Now, that's the concise answer... The longer answer is here in spoiler tags if needed:

It's an odd characterization (but one with a dark past), and that's why it's not widely accepted -- because, in effect, it relies on a stereotype; that being of an entire people, collectively, perceiving themselves to be within a minority group enduring discrimination that have largely learned a victim mentality from their parents rather than having real-life experiences within society that might otherwise cause opinions about discrimination to form on their own.

This idea, specifically about Blacks, is always loosely based around a conjecture about how African-Americans have come to perceive America as discriminatory when, surely, it mustn't be. And this conjecture is not centered around evidence of their sampled opinions, but instead, around the unshakable notion that American society must be equal, therefore Black people, on the whole, must be wrong about what they perceive.

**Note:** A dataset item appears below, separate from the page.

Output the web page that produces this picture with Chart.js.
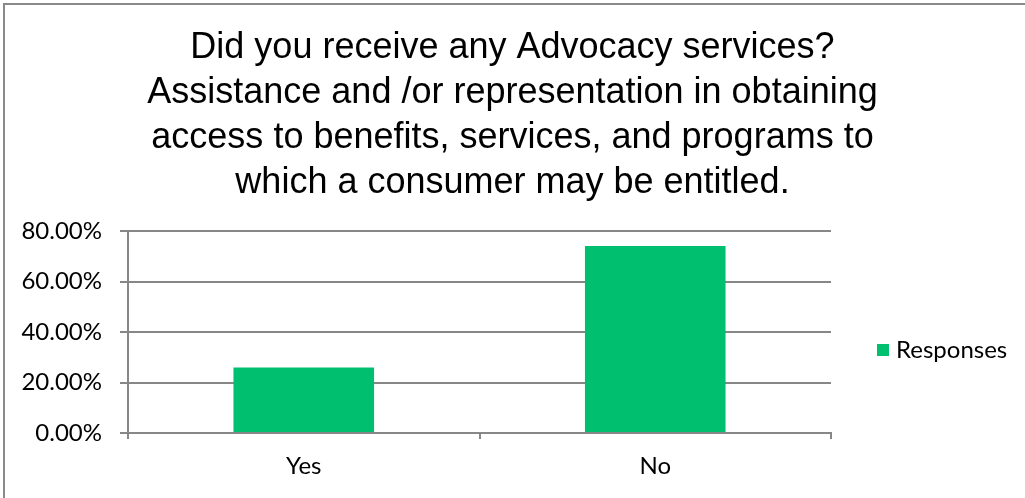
<!DOCTYPE html>
<html>
<head>
<meta charset="utf-8">
<title>Advocacy services</title>
<script src="https://cdn.jsdelivr.net/npm/chart.js@4.4.1/dist/chart.umd.min.js"></script>
<style>
  html, body { margin: 0; padding: 0; background: #ffffff; overflow: hidden; }
  canvas { display: block; }
</style>
</head>
<body>
<canvas id="chart" width="1025" height="498"></canvas>
<script>
// Survey answers and axis settings
const categories = ['Yes', 'No'];
const responses = [25.9, 74.1];
const seriesLabel = 'Responses';
const yTickValues = [0, 20, 40, 60, 80];
const titleLines = [
  'Did you receive any Advocacy services?',
  'Assistance and /or representation in obtaining',
  'access to benefits, services, and programs to',
  'which a consumer may be entitled.'
];

const barColor = '#00bf6f';
const gridColor = '#878787';
const labelFont = 'Lato, "Open Sans", sans-serif';

// Outer frame of the chart object
const framePlugin = {
  id: 'frame',
  beforeDraw(chart) {
    const ctx = chart.ctx;
    ctx.save();
    ctx.fillStyle = '#ffffff';
    ctx.fillRect(0, 0, chart.width, chart.height);
    ctx.strokeStyle = '#8a8a8a';
    ctx.lineWidth = 2;
    ctx.beginPath();
    ctx.moveTo(chart.width + 2, 4);
    ctx.lineTo(4, 4);
    ctx.lineTo(4, chart.height + 2);
    ctx.stroke();
    ctx.restore();
  }
};

// Title spans the whole canvas width, not only the plot column
const wideTitle = {
  id: 'wideTitle',
  afterLayout(chart) {
    const t = chart.titleBlock;
    if (t) {
      t.left = 0;
      t.right = chart.width;
      t.width = chart.width;
    }
  }
};

// Legend drawn at the right of the plot, vertically centred
const sideLegend = {
  id: 'sideLegend',
  afterDraw(chart) {
    const ctx = chart.ctx;
    const ds = chart.data.datasets[0];
    const boxX = 877, boxSize = 12;
    const cy = 350;
    ctx.save();
    ctx.fillStyle = ds.backgroundColor;
    ctx.fillRect(boxX, cy - boxSize / 2, boxSize, boxSize);
    ctx.fillStyle = '#000000';
    ctx.font = '24px ' + labelFont;
    ctx.textBaseline = 'middle';
    ctx.textAlign = 'left';
    ctx.fillText(ds.label, boxX + boxSize + 7, cy);
    ctx.restore();
  }
};

new Chart(document.getElementById('chart'), {
  type: 'bar',
  data: {
    labels: categories,
    datasets: [{
      label: seriesLabel,
      data: responses,
      backgroundColor: barColor,
      borderWidth: 0,
      barPercentage: 0.4,
      categoryPercentage: 1.0
    }]
  },
  options: {
    responsive: false,
    animation: false,
    devicePixelRatio: 1,
    layout: { padding: { left: 0, right: 194, top: 0, bottom: 0 } },
    plugins: {
      legend: { display: false },
      tooltip: { enabled: false },
      title: {
        display: true,
        text: titleLines,
        color: '#000000',
        font: { family: '"Liberation Sans", Arial, sans-serif', size: 36, weight: 'normal', lineHeight: 1.25 },
        padding: { top: 26, bottom: 25 }
      }
    },
    scales: {
      x: {
        grid: {
          display: true,
          offset: true,
          drawOnChartArea: false,
          drawTicks: true,
          tickLength: 6,
          color: gridColor,
          lineWidth: 2
        },
        border: { display: true, color: gridColor, width: 2 },
        ticks: {
          color: '#000000',
          font: { family: labelFont, size: 24 },
          padding: 13
        },
        afterFit(scale) { scale.height = 65; }
      },
      y: {
        min: 0,
        max: 80,
        afterBuildTicks(scale) { scale.ticks = yTickValues.map(v => ({ value: v })); },
        grid: {
          color: gridColor,
          lineWidth: 2,
          drawTicks: true,
          tickLength: 8
        },
        border: { display: true, color: gridColor, width: 2 },
        ticks: {
          color: '#000000',
          font: { family: labelFont, size: 24 },
          padding: 18,
          callback: v => v.toFixed(2) + '%'
        },
        afterFit(scale) { scale.width = 128; }
      }
    }
  },
  plugins: [framePlugin, wideTitle, sideLegend]
});
</script>
</body>
</html>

This type of thinking seems to serve the sole purpose of shifting the blame of the effects, outcomes, and realities of discrimination onto those being discriminated against. As if to say "life is tough, deal with it," which, is fair enough, but, it's also fair for someone to point out the inequalities of society without being labeled as someone relying on a learned past-time of victimhood.

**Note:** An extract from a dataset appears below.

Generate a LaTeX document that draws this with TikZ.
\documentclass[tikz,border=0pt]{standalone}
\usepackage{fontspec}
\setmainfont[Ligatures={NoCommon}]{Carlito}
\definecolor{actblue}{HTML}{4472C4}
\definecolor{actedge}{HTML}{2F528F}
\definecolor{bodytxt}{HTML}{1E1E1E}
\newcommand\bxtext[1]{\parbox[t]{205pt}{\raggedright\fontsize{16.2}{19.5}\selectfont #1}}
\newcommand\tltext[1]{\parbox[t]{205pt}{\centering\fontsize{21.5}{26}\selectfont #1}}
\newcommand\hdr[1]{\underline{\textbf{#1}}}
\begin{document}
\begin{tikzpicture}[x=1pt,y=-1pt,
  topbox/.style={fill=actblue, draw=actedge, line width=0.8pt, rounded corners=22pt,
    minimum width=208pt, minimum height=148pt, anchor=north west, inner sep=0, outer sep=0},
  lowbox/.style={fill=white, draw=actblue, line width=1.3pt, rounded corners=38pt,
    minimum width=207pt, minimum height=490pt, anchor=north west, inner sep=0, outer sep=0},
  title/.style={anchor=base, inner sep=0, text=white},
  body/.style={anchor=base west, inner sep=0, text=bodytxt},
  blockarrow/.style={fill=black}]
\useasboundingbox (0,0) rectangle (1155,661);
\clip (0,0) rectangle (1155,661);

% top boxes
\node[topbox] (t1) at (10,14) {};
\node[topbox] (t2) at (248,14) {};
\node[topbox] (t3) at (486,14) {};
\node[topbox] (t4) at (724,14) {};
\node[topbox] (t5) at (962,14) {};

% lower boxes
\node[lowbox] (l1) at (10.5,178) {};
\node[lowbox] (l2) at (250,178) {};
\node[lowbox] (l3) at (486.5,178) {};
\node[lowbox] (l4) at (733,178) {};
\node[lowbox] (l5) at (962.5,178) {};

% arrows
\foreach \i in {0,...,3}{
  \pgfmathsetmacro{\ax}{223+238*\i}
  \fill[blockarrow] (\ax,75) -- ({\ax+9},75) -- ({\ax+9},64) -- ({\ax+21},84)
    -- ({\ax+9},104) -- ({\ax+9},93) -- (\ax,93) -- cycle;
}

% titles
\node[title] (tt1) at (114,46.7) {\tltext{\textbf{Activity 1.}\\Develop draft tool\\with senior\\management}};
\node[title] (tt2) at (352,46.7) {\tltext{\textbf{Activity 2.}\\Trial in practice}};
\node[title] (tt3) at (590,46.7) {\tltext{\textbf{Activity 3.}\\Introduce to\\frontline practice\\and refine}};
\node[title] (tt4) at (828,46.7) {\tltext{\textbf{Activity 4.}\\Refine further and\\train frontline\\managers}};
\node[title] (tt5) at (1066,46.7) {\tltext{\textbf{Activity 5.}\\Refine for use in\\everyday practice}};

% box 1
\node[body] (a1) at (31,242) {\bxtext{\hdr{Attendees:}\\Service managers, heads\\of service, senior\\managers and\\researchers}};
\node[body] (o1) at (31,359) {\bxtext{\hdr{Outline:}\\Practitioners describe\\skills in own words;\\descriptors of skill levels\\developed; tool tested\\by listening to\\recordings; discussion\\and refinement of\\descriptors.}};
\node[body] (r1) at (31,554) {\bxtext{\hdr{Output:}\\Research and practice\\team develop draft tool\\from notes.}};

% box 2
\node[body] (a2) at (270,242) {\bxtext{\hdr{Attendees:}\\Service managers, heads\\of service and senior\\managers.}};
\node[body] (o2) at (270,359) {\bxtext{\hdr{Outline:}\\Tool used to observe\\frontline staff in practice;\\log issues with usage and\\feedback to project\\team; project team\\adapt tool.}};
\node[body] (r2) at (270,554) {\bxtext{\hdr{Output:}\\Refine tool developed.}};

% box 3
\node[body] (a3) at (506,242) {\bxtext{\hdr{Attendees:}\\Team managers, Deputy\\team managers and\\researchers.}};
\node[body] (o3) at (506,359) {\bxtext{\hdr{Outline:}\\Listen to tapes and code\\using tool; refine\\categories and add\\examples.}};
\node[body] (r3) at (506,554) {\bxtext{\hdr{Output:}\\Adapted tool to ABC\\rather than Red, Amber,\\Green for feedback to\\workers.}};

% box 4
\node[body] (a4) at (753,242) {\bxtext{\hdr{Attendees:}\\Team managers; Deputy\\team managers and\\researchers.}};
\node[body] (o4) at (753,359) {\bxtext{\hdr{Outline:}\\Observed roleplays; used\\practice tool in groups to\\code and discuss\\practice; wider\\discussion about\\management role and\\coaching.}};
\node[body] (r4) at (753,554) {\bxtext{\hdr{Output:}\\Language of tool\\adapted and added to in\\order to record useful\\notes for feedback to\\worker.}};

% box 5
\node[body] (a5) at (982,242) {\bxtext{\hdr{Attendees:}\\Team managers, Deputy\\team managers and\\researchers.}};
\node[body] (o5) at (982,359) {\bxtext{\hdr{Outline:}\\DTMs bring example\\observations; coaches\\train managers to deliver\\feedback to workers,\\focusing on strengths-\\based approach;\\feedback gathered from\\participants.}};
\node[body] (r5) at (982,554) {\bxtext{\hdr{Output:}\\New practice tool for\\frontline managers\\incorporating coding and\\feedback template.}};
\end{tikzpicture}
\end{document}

Moreover, this notion that Black people learn victimhood from their parents rather than the realities of society implies that Black people, en masse, almost universally, are wrong about their own experiences; and that their opinions of those experiences should be taken with a large grain of salt. The notion effectively attempts to nullify the realities and experiences of 40 million people, simply with the idea that they might be delusional and wallowing in their own victimhood; rather than experiencing a very real effect of prejudice and discrimination.

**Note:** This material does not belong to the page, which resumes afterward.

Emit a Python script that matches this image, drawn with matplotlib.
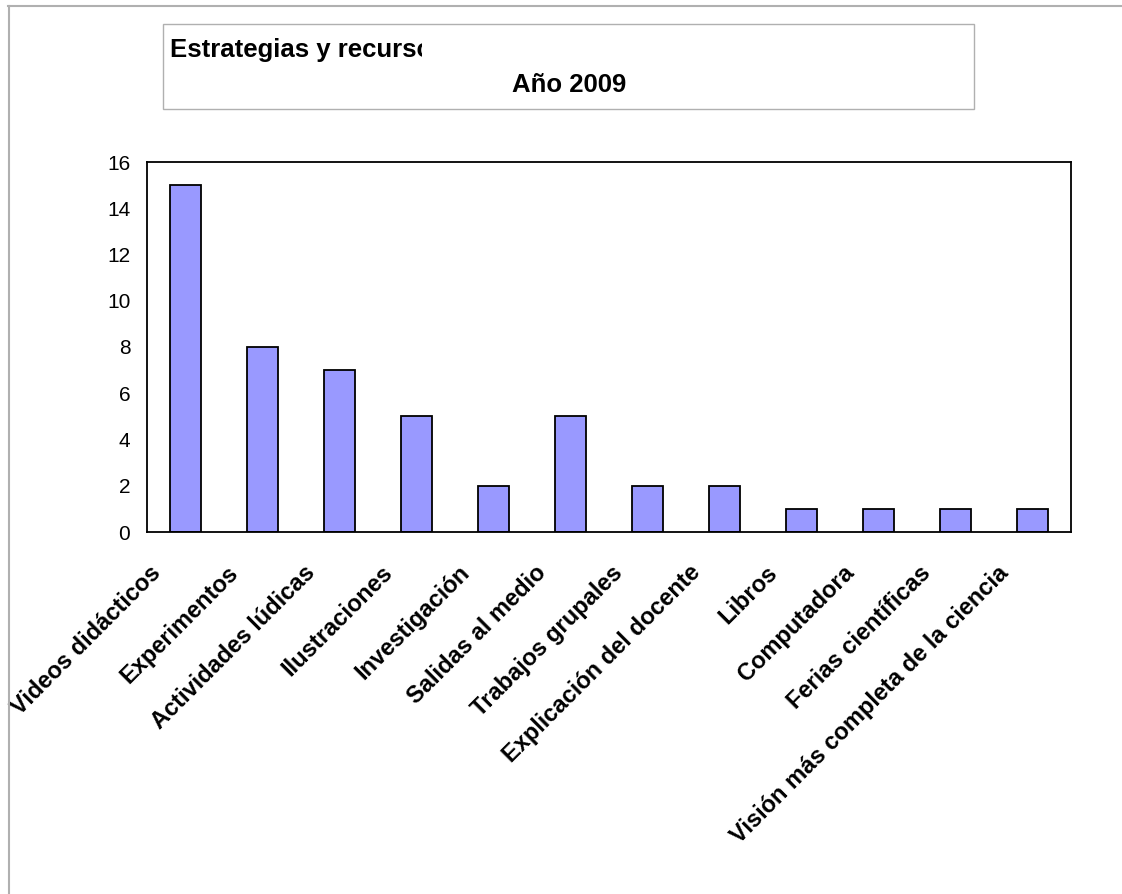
import numpy as np
import matplotlib
matplotlib.use("Agg")
import matplotlib.pyplot as plt
import matplotlib.transforms as mtransforms
from matplotlib.patches import Rectangle
from matplotlib.lines import Line2D

plt.rcParams["font.family"] = ["Liberation Sans", "DejaVu Sans"]

# respuestas por categoria
categorias = ["Videos didácticos", "Experimentos", "Actividades lúdicas",
              "Ilustraciones", "Investigación", "Salidas al medio",
              "Trabajos grupales", "Explicación del docente", "Libros",
              "Computadora", "Ferias científicas",
              "Visión más completa de la ciencia"]
valores = [15, 8, 7, 5, 2, 5, 2, 2, 1, 1, 1, 1]
y_ticks = [0, 2, 4, 6, 8, 10, 12, 14, 16]

W, H = 1122, 894
fig = plt.figure(figsize=(W / 100, H / 100), dpi=100)
fig.patch.set_facecolor("white")

# marco exterior (solo arriba e izquierda)
fig.add_artist(Line2D([8 / W, 1121 / W], [1 - 6 / H, 1 - 6 / H],
                      color="#b0b0b0", lw=1.5))
fig.add_artist(Line2D([9 / W, 9 / W], [1 - 6 / H, 0], color="#b0b0b0", lw=1.5))

# caja del titulo
fig.add_artist(Rectangle((163 / W, 1 - 109 / H), (974 - 163) / W, 85 / H,
                         transform=fig.transFigure, facecolor="white",
                         edgecolor="#b0b0b0", lw=1.0))
t1 = fig.text(170 / W, 1 - 50 / H, "Estrategias y recursos didácticos",
              fontsize=18.5, fontweight="bold", va="center", ha="left")
t1.set_clip_path(Rectangle((163 / W, 0), (422 - 163) / W, 1,
                           transform=fig.transFigure))
fig.text(569 / W, 1 - 85 / H, "Año 2009", fontsize=18.5, fontweight="bold",
         va="center", ha="center")

ax = fig.add_axes([147 / W, 1 - 532 / H, (1071 - 147) / W, (532 - 162) / H])
x = np.arange(len(categorias))
ax.bar(x, valores, width=0.4, color="#9999ff", edgecolor="black", lw=1.3)
ax.set_xlim(-0.5, len(categorias) - 0.5)
ax.set_ylim(0, 16)
ax.set_yticks(y_ticks)
ax.set_yticklabels([str(v) for v in y_ticks], fontsize=15)
ax.set_xticks(x)
ax.set_xticklabels(categorias, rotation=45, ha="right", va="top",
                   rotation_mode="anchor", fontsize=17, fontweight="bold")
ax.tick_params(axis="both", length=0)
ax.tick_params(axis="y", pad=12)
ax.tick_params(axis="x", pad=21)
# desplazar las etiquetas rotadas hacia la izquierda
shift = mtransforms.ScaledTranslation(-36 / 100, 0, fig.dpi_scale_trans)
for lbl in ax.get_xticklabels():
    lbl.set_transform(lbl.get_transform() + shift)
for s in ax.spines.values():
    s.set_linewidth(1.3)

fig.savefig("out.png", dpi=100)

tl;dr, the idea itself is a convenient and transparent way of shifting blame for societal problems onto undesirable elements within said society.

Make sense? It's not that some Black people can't have a victim mentality, but, the entire race of people aren't deluded by ideas of victimhood and an invisible, unreal, counterfactual oppressive and discriminatory force. That's preposterous. That's largely why the idea not widely accepted.

This is so pernicious.

Meanwhile, the GOP is extolling the virtues of the "Forgotten Man" and hand-waiving their addiction to welfare as an example of legitimate victimhood. As if 40 years isn't enough time to adapt to a changing world instead of demanding the US subsidize dead career paths.
 
Let's break down what you're asking:

"Why is the concept that children learn racism from their parents acceptable,(?)"

This idea isn't simply acceptable, it's widely understood as a fact that people largely learn racism from both their parents and their immediate societal influences (school, family, friends). Tribalism is inherent, but racism is socially learned behavior.

So it's not a question of acceptability, given this known to be the case.

Sounds like you're disagreeing to agree here :p So yes, it's an accepted concept. One way children learn racism is through their parents.

And the second part of your question was:

"but the idea that children learn victim-hood from their parents is so seemingly inconceivable?"

Now, my answer to this was simply:

"Because it ignores the opinions and experiences of the very people being categorized."

And what is meant by that is, sociologically, why would anyone attempt to avoid taking into account the opinions and experiences of the group one might think is "learning victimhood" from their parents? These groups, i.e., Black people as an example, would argue that if they learned about the realities of racism from their parents, it was as a warning about the world they live in -- not a lesson in how to be a life-long professional victim.

I'm not saying that victim-hood is the panacea for the issues in "Black America", anymore than racism is the answer. It's a factor though. It's a factor in any demographic, it's not unique here. I'm not intending it to demonize. I mean, we all tell our children they can be anything they want to be when they grow up. Why do we do that? Are we going to pretend that the reverse message has no ramifications?